## Stated goal:
Copy each line below exactly and leave the pictures out.

◆ ◆ ◆ ◆

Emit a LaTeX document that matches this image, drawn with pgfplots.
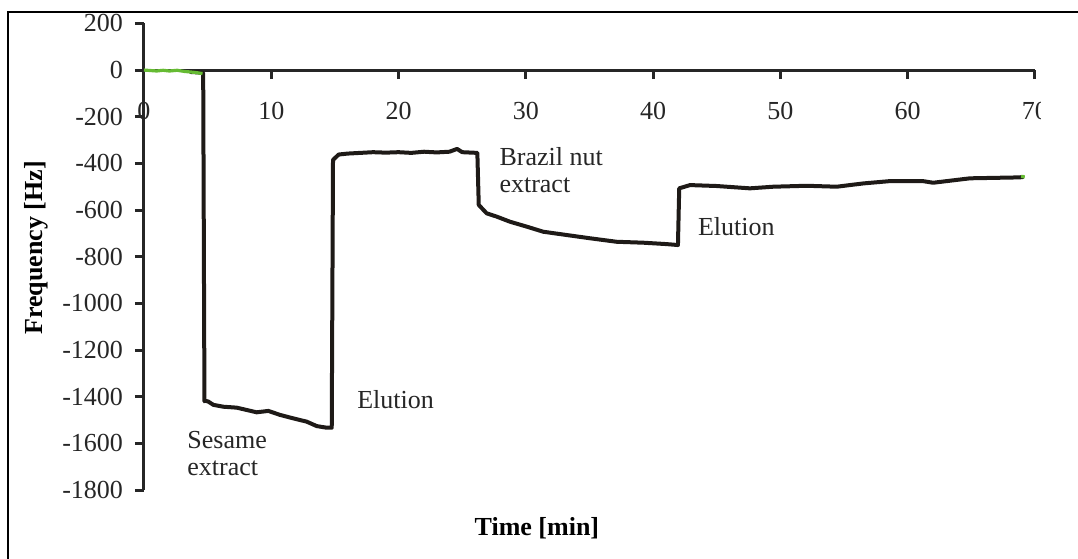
\documentclass[border=0pt]{standalone}
\usepackage{fontspec}
\setmainfont{Liberation Serif}
\usepackage{pgfplots}
\pgfplotsset{compat=1.18}

\definecolor{curve}{HTML}{1E1A17}
\definecolor{axisc}{HTML}{262626}
\definecolor{lgreen}{HTML}{66BB33}

\newcommand{\lbl}{\fontsize{13}{13.5}\selectfont}

\begin{document}
\begin{tikzpicture}
\begin{scope}
\clip (-72pt,-34pt) rectangle (448pt,245pt);
\begin{axis}[
  width=445.5pt, height=233.3pt,
  scale only axis,
  xmin=0, xmax=70,
  ymin=-1800, ymax=200,
  axis x line=middle,
  axis y line=left,
  axis line style={axisc, line width=1.5pt, -},
  hide obscured x ticks=false,
  hide obscured y ticks=false,
  tick align=outside,
  major tick length=4.5pt,
  tick style={axisc, line width=1.5pt},
  xtick={0,10,20,30,40,50,60,70},
  xticklabels={0,10,20,30,40,50,60,70},
  ytick={200,0,-200,-400,-600,-800,-1000,-1200,-1400,-1600,-1800},
  yticklabels={200,0,-200,-400,-600,-800,-1000,-1200,-1400,-1600,-1800},
  every tick label/.append style={font=\lbl, text=axisc},
  xticklabel style={anchor=north, yshift=-8pt},
  yticklabel style={anchor=east, xshift=-2.5pt},
  xlabel={\textbf{Time [min]}},
  ylabel={\textbf{Frequency [Hz]}},
  xlabel style={font=\lbl, at={(axis description cs:0.441,-0.0814)}, anchor=center},
  ylabel style={font=\lbl, at={(axis description cs:-0.121,0.519)}, anchor=center},
  clip=false,
]
% Hauptkurve
\addplot[curve, line width=2pt, line join=round] coordinates {
  (3.6,-8) (4.2,-10) (4.65,-12) (4.75,-1420)
  (4.79,-1417) (5.05,-1421) (5.45,-1435) (6.23,-1443) (7.28,-1447)
  (8.07,-1457) (8.85,-1467) (9.77,-1461) (10.68,-1478) (11.73,-1493)
  (12.78,-1507) (13.57,-1526) (14.35,-1533) (14.75,-1533)
  (14.85,-385) (15.3,-362) (16,-358) (17,-355) (18,-352) (19,-354)
  (20,-352) (21,-355) (22,-350) (23,-353) (24,-350) (24.6,-338)
  (25,-352) (26.19,-355)
  (26.3,-578) (26.92,-614) (27.7,-628) (28.75,-650) (30.06,-671)
  (31.37,-693) (33.2,-707) (35.04,-721) (37.13,-736) (39.23,-740)
  (41.06,-746) (41.95,-750)
  (42.05,-507) (42.9,-493) (44.99,-497) (47.6,-507) (49.44,-500)
  (52.06,-496) (54.42,-500) (56.5,-486) (58.6,-476) (61.2,-476)
  (62.0,-483) (64.9,-464) (68.8,-460) (69.1,-458)
};
% Anfangs- und Endstueck (gruen)
\addplot[lgreen, line width=1.6pt, line join=round] coordinates {
  (0,0) (1,-4) (1.5,-1) (2,-4) (2.6,-1) (3.2,-6) (4,-10) (4.6,-15)
};
\addplot[lgreen, line width=1.6pt] coordinates {(68.9,-456) (69.2,-458)};

\node[anchor=west, align=left, inner sep=0pt, font=\lbl, text=axisc]
  at (axis cs:3.38,-1643) {Sesame\\extract};
\node[anchor=west, inner sep=0pt, font=\lbl, text=axisc]
  at (axis cs:16.73,-1414) {Elution};
\node[anchor=west, align=left, inner sep=0pt, font=\lbl, text=axisc]
  at (axis cs:27.9,-428) {Brazil nut\\extract};
\node[anchor=west, inner sep=0pt, font=\lbl, text=axisc]
  at (axis cs:43.5,-673) {Elution};
\end{axis}
\end{scope}
\draw[black, line width=1pt] (-68pt,-40pt) -- (-68pt,239pt) -- (470pt,239pt);
\pgfresetboundingbox
\path[use as bounding box] (-72pt,-34pt) rectangle (467pt,245pt);
\end{tikzpicture}
\end{document}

◆ ◆ ◆ ◆

## Solution below:
Emit a LaTeX document that matches this image, drawn with pgfplots.
\documentclass[border=0pt]{standalone}
\usepackage{fontspec}
\setmainfont{Liberation Serif}
\usepackage{pgfplots}
\pgfplotsset{compat=1.18}

\definecolor{curve}{HTML}{1E1A17}
\definecolor{axisc}{HTML}{262626}
\definecolor{lgreen}{HTML}{66BB33}

\newcommand{\lbl}{\fontsize{13}{13.5}\selectfont}

\begin{document}
\begin{tikzpicture}
\begin{scope}
\clip (-72pt,-34pt) rectangle (448pt,245pt);
\begin{axis}[
  width=445.5pt, height=233.3pt,
  scale only axis,
  xmin=0, xmax=70,
  ymin=-1800, ymax=200,
  axis x line=middle,
  axis y line=left,
  axis line style={axisc, line width=1.5pt, -},
  hide obscured x ticks=false,
  hide obscured y ticks=false,
  tick align=outside,
  major tick length=4.5pt,
  tick style={axisc, line width=1.5pt},
  xtick={0,10,20,30,40,50,60,70},
  xticklabels={0,10,20,30,40,50,60,70},
  ytick={200,0,-200,-400,-600,-800,-1000,-1200,-1400,-1600,-1800},
  yticklabels={200,0,-200,-400,-600,-800,-1000,-1200,-1400,-1600,-1800},
  every tick label/.append style={font=\lbl, text=axisc},
  xticklabel style={anchor=north, yshift=-8pt},
  yticklabel style={anchor=east, xshift=-2.5pt},
  xlabel={\textbf{Time [min]}},
  ylabel={\textbf{Frequency [Hz]}},
  xlabel style={font=\lbl, at={(axis description cs:0.441,-0.0814)}, anchor=center},
  ylabel style={font=\lbl, at={(axis description cs:-0.121,0.519)}, anchor=center},
  clip=false,
]
% Hauptkurve
\addplot[curve, line width=2pt, line join=round] coordinates {
  (3.6,-8) (4.2,-10) (4.65,-12) (4.75,-1420)
  (4.79,-1417) (5.05,-1421) (5.45,-1435) (6.23,-1443) (7.28,-1447)
  (8.07,-1457) (8.85,-1467) (9.77,-1461) (10.68,-1478) (11.73,-1493)
  (12.78,-1507) (13.57,-1526) (14.35,-1533) (14.75,-1533)
  (14.85,-385) (15.3,-362) (16,-358) (17,-355) (18,-352) (19,-354)
  (20,-352) (21,-355) (22,-350) (23,-353) (24,-350) (24.6,-338)
  (25,-352) (26.19,-355)
  (26.3,-578) (26.92,-614) (27.7,-628) (28.75,-650) (30.06,-671)
  (31.37,-693) (33.2,-707) (35.04,-721) (37.13,-736) (39.23,-740)
  (41.06,-746) (41.95,-750)
  (42.05,-507) (42.9,-493) (44.99,-497) (47.6,-507) (49.44,-500)
  (52.06,-496) (54.42,-500) (56.5,-486) (58.6,-476) (61.2,-476)
  (62.0,-483) (64.9,-464) (68.8,-460) (69.1,-458)
};
% Anfangs- und Endstueck (gruen)
\addplot[lgreen, line width=1.6pt, line join=round] coordinates {
  (0,0) (1,-4) (1.5,-1) (2,-4) (2.6,-1) (3.2,-6) (4,-10) (4.6,-15)
};
\addplot[lgreen, line width=1.6pt] coordinates {(68.9,-456) (69.2,-458)};

\node[anchor=west, align=left, inner sep=0pt, font=\lbl, text=axisc]
  at (axis cs:3.38,-1643) {Sesame\\extract};
\node[anchor=west, inner sep=0pt, font=\lbl, text=axisc]
  at (axis cs:16.73,-1414) {Elution};
\node[anchor=west, align=left, inner sep=0pt, font=\lbl, text=axisc]
  at (axis cs:27.9,-428) {Brazil nut\\extract};
\node[anchor=west, inner sep=0pt, font=\lbl, text=axisc]
  at (axis cs:43.5,-673) {Elution};
\end{axis}
\end{scope}
\draw[black, line width=1pt] (-68pt,-40pt) -- (-68pt,239pt) -- (470pt,239pt);
\pgfresetboundingbox
\path[use as bounding box] (-72pt,-34pt) rectangle (467pt,245pt);
\end{tikzpicture}
\end{document}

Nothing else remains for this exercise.